'''

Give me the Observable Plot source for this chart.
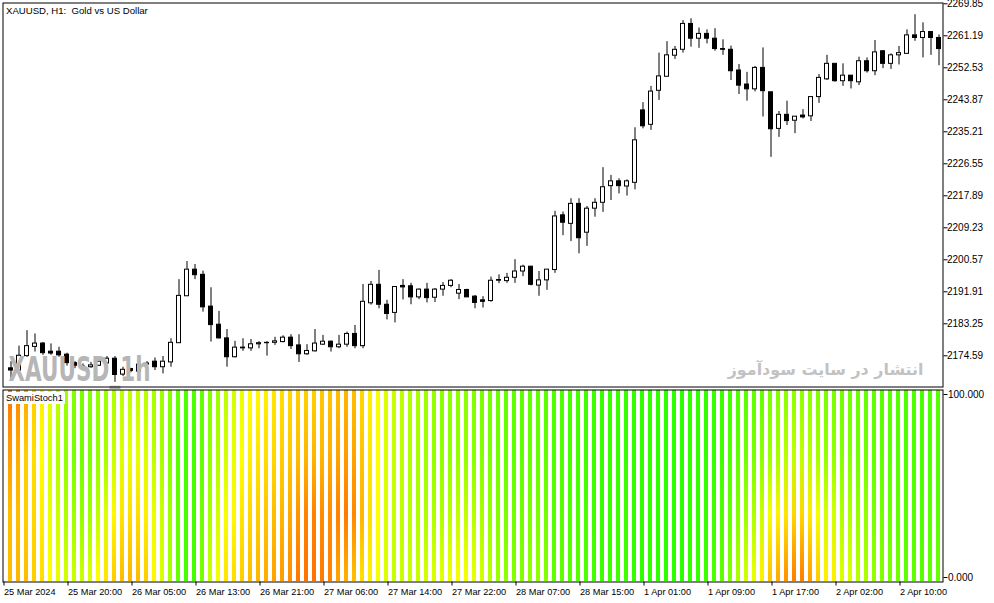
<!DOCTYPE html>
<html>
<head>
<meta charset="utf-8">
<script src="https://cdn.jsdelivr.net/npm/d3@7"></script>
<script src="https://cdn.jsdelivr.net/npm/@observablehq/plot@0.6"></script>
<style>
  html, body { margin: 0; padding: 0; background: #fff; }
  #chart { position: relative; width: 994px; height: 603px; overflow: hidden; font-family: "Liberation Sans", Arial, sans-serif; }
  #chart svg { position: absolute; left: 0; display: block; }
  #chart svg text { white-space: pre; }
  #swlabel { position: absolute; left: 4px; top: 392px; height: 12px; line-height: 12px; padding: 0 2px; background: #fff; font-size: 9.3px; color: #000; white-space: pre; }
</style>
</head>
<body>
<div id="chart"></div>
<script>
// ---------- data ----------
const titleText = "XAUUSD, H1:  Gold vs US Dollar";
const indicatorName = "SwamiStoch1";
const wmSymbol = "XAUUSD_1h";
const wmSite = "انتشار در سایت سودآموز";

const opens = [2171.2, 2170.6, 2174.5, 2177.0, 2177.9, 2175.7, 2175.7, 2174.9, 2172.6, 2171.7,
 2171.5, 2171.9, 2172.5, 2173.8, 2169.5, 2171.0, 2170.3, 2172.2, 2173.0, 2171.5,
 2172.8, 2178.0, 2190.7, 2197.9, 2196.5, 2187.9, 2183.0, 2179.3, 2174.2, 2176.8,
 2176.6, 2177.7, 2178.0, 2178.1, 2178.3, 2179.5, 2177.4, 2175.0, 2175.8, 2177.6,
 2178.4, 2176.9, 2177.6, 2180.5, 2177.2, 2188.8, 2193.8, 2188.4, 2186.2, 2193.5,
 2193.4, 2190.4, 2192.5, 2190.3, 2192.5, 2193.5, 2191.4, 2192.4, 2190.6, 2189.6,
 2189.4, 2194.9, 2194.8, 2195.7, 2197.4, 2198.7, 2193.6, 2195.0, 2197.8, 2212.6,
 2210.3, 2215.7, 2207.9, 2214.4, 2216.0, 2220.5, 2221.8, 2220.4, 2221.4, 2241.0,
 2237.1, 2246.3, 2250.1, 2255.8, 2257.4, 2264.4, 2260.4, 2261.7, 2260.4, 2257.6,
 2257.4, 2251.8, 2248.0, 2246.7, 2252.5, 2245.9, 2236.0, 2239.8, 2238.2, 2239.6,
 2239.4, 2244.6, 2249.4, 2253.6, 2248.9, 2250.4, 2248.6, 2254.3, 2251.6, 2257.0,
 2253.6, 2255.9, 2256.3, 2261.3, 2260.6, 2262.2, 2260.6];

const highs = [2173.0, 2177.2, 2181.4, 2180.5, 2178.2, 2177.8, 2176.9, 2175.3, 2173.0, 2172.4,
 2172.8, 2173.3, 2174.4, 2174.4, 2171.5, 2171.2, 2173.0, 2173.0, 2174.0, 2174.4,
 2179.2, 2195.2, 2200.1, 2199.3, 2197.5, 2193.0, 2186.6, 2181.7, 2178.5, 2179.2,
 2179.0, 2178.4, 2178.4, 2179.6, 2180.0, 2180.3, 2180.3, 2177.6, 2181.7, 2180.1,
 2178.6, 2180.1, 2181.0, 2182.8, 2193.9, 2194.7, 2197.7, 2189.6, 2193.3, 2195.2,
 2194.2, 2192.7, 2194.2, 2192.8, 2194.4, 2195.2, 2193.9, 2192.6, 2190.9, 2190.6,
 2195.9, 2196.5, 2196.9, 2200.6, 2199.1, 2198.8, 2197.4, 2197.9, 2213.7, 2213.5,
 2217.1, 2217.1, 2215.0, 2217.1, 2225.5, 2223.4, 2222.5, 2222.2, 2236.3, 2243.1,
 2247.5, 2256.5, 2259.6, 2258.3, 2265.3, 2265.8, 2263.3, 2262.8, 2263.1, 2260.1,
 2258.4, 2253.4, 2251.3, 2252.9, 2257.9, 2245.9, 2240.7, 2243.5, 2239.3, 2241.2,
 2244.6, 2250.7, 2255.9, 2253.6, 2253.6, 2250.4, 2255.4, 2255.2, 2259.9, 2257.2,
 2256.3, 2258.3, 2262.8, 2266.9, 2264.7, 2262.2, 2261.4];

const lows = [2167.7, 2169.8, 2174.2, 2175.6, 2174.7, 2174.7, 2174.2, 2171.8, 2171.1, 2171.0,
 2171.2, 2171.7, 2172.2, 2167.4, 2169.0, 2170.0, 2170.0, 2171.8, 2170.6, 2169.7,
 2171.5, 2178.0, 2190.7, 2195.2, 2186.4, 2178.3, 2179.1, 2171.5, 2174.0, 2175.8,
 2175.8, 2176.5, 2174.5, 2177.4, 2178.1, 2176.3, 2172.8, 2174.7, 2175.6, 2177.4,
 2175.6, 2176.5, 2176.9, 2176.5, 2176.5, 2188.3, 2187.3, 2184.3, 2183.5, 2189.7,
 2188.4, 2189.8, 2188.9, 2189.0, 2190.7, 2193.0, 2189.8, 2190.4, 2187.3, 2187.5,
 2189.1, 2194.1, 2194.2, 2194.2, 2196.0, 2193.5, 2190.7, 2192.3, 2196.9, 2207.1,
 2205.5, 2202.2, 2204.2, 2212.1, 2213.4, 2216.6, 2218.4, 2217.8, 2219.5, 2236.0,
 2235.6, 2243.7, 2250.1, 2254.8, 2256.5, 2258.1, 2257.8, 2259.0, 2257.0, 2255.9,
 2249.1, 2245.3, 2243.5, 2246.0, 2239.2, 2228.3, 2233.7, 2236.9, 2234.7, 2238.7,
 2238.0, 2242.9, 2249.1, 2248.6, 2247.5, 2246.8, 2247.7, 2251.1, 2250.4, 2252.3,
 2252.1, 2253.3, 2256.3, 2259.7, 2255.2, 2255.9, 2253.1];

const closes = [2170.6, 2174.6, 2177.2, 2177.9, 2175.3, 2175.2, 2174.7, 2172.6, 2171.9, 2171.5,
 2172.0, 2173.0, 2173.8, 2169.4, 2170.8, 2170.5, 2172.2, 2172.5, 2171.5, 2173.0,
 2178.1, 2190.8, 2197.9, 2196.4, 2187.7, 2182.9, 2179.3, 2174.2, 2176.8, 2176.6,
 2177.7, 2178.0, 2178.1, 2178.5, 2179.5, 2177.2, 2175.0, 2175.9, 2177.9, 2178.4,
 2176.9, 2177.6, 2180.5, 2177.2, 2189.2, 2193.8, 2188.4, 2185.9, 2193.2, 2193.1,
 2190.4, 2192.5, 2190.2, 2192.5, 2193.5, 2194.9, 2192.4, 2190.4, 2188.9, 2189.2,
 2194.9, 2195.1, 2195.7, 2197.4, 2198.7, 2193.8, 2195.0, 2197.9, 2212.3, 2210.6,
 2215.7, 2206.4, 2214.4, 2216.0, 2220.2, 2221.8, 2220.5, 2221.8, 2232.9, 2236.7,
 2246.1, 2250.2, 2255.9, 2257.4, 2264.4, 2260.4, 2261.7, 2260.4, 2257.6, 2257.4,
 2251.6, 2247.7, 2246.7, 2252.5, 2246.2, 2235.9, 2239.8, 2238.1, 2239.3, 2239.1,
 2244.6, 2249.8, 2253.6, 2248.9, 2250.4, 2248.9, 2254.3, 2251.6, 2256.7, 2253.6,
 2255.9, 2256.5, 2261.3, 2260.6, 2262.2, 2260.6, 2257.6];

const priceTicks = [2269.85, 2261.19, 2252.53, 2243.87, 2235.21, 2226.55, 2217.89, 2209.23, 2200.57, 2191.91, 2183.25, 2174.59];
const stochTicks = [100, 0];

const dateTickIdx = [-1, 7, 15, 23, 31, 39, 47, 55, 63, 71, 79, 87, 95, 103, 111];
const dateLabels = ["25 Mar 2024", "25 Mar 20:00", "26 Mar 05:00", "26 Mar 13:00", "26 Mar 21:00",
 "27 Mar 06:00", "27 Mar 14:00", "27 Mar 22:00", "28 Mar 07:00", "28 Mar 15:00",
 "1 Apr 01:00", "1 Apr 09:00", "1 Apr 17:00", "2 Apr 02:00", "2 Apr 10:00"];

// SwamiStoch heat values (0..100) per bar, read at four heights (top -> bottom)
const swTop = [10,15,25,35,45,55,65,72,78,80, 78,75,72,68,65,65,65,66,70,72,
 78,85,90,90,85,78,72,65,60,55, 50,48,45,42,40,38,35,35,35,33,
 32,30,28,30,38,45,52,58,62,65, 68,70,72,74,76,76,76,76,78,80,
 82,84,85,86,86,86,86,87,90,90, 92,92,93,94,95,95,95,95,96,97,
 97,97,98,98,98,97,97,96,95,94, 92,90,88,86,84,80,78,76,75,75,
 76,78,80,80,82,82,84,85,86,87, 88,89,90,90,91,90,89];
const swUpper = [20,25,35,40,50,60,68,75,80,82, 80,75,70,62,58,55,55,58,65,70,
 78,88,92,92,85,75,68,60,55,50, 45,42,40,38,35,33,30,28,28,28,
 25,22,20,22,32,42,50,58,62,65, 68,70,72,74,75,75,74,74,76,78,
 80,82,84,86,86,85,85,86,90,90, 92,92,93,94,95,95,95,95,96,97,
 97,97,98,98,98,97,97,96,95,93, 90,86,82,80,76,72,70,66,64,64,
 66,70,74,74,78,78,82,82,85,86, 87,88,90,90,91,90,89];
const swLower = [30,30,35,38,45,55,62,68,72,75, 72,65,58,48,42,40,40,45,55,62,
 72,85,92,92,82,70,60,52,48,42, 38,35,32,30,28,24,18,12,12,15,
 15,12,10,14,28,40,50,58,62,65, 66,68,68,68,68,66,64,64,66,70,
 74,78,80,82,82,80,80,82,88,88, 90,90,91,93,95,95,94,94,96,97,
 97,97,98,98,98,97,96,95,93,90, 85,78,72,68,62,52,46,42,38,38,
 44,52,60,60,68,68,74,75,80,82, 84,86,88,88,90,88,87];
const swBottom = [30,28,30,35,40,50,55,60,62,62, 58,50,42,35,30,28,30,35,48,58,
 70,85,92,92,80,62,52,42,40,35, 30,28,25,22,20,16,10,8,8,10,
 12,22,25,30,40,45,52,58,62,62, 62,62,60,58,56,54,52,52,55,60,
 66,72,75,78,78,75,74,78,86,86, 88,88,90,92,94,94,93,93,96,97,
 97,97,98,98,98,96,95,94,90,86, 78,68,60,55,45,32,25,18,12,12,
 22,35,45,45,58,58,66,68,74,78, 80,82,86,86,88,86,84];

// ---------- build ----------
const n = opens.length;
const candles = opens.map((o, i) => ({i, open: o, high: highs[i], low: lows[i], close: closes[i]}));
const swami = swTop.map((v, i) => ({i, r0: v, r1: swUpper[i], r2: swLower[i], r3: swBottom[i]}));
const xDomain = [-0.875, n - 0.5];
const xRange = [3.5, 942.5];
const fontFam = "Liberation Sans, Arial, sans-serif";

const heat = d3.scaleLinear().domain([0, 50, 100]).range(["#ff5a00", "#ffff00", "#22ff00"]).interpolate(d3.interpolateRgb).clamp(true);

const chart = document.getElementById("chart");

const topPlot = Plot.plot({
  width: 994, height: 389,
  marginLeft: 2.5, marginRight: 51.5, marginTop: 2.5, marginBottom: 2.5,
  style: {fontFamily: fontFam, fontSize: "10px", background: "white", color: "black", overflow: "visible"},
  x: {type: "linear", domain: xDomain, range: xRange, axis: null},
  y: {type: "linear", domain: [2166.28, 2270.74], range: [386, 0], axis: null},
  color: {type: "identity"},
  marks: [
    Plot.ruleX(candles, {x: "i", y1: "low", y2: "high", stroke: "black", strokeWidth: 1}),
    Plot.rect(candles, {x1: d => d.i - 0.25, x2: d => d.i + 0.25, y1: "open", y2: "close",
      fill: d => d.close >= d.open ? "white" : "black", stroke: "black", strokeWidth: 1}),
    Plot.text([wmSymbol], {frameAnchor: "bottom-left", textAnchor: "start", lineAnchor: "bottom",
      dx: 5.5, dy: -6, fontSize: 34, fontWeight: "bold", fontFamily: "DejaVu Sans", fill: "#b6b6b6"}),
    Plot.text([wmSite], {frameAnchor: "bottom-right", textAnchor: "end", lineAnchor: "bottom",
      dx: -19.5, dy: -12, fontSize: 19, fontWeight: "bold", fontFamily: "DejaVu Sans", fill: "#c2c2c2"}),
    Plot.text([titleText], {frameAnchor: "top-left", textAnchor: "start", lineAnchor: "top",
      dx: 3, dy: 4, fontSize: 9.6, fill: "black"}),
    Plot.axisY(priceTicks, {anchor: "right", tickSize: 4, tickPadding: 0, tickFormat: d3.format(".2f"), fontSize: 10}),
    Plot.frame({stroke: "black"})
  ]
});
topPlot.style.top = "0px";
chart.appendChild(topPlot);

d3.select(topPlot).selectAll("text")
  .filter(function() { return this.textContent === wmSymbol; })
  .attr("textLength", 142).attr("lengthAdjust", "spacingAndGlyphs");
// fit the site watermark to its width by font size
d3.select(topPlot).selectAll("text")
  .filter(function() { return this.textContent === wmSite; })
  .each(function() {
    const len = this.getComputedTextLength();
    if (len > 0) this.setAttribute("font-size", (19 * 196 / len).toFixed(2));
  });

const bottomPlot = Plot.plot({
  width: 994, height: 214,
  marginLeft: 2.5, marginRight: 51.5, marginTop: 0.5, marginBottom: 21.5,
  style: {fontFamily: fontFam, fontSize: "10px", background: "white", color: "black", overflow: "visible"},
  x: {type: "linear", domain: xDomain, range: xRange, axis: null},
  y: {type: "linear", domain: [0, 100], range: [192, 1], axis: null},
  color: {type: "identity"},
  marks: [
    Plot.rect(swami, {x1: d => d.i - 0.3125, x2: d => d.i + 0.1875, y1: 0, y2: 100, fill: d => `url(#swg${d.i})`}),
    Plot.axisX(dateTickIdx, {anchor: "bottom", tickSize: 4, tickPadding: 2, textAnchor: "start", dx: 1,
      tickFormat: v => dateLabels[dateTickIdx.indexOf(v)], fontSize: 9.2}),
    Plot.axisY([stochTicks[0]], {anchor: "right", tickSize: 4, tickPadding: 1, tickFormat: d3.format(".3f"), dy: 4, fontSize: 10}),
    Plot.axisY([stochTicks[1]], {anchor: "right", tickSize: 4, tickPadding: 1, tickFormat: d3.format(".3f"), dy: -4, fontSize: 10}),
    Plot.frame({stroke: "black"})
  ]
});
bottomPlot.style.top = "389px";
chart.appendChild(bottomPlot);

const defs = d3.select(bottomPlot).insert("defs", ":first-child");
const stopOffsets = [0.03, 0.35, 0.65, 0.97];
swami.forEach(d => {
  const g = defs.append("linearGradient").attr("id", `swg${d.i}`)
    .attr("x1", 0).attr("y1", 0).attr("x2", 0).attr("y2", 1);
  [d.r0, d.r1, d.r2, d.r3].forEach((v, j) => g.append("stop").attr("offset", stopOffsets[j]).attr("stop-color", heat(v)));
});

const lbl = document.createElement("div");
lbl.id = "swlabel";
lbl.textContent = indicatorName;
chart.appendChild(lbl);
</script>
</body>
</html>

'''

▸ **TASK DIRECTIONS**
Extract, word for word, each line from the top of the data down to and including the line with "2253.6, 2255.9, 2256.3, 2261.3, 2260.6, 2262.2, 2260.6];"; skip the pictures.

▸ **REPLY TO THE EXERCISE**
Give me the Observable Plot source for this chart.
<!DOCTYPE html>
<html>
<head>
<meta charset="utf-8">
<script src="https://cdn.jsdelivr.net/npm/d3@7"></script>
<script src="https://cdn.jsdelivr.net/npm/@observablehq/plot@0.6"></script>
<style>
  html, body { margin: 0; padding: 0; background: #fff; }
  #chart { position: relative; width: 994px; height: 603px; overflow: hidden; font-family: "Liberation Sans", Arial, sans-serif; }
  #chart svg { position: absolute; left: 0; display: block; }
  #chart svg text { white-space: pre; }
  #swlabel { position: absolute; left: 4px; top: 392px; height: 12px; line-height: 12px; padding: 0 2px; background: #fff; font-size: 9.3px; color: #000; white-space: pre; }
</style>
</head>
<body>
<div id="chart"></div>
<script>
// ---------- data ----------
const titleText = "XAUUSD, H1:  Gold vs US Dollar";
const indicatorName = "SwamiStoch1";
const wmSymbol = "XAUUSD_1h";
const wmSite = "انتشار در سایت سودآموز";

const opens = [2171.2, 2170.6, 2174.5, 2177.0, 2177.9, 2175.7, 2175.7, 2174.9, 2172.6, 2171.7,
 2171.5, 2171.9, 2172.5, 2173.8, 2169.5, 2171.0, 2170.3, 2172.2, 2173.0, 2171.5,
 2172.8, 2178.0, 2190.7, 2197.9, 2196.5, 2187.9, 2183.0, 2179.3, 2174.2, 2176.8,
 2176.6, 2177.7, 2178.0, 2178.1, 2178.3, 2179.5, 2177.4, 2175.0, 2175.8, 2177.6,
 2178.4, 2176.9, 2177.6, 2180.5, 2177.2, 2188.8, 2193.8, 2188.4, 2186.2, 2193.5,
 2193.4, 2190.4, 2192.5, 2190.3, 2192.5, 2193.5, 2191.4, 2192.4, 2190.6, 2189.6,
 2189.4, 2194.9, 2194.8, 2195.7, 2197.4, 2198.7, 2193.6, 2195.0, 2197.8, 2212.6,
 2210.3, 2215.7, 2207.9, 2214.4, 2216.0, 2220.5, 2221.8, 2220.4, 2221.4, 2241.0,
 2237.1, 2246.3, 2250.1, 2255.8, 2257.4, 2264.4, 2260.4, 2261.7, 2260.4, 2257.6,
 2257.4, 2251.8, 2248.0, 2246.7, 2252.5, 2245.9, 2236.0, 2239.8, 2238.2, 2239.6,
 2239.4, 2244.6, 2249.4, 2253.6, 2248.9, 2250.4, 2248.6, 2254.3, 2251.6, 2257.0,
 2253.6, 2255.9, 2256.3, 2261.3, 2260.6, 2262.2, 2260.6];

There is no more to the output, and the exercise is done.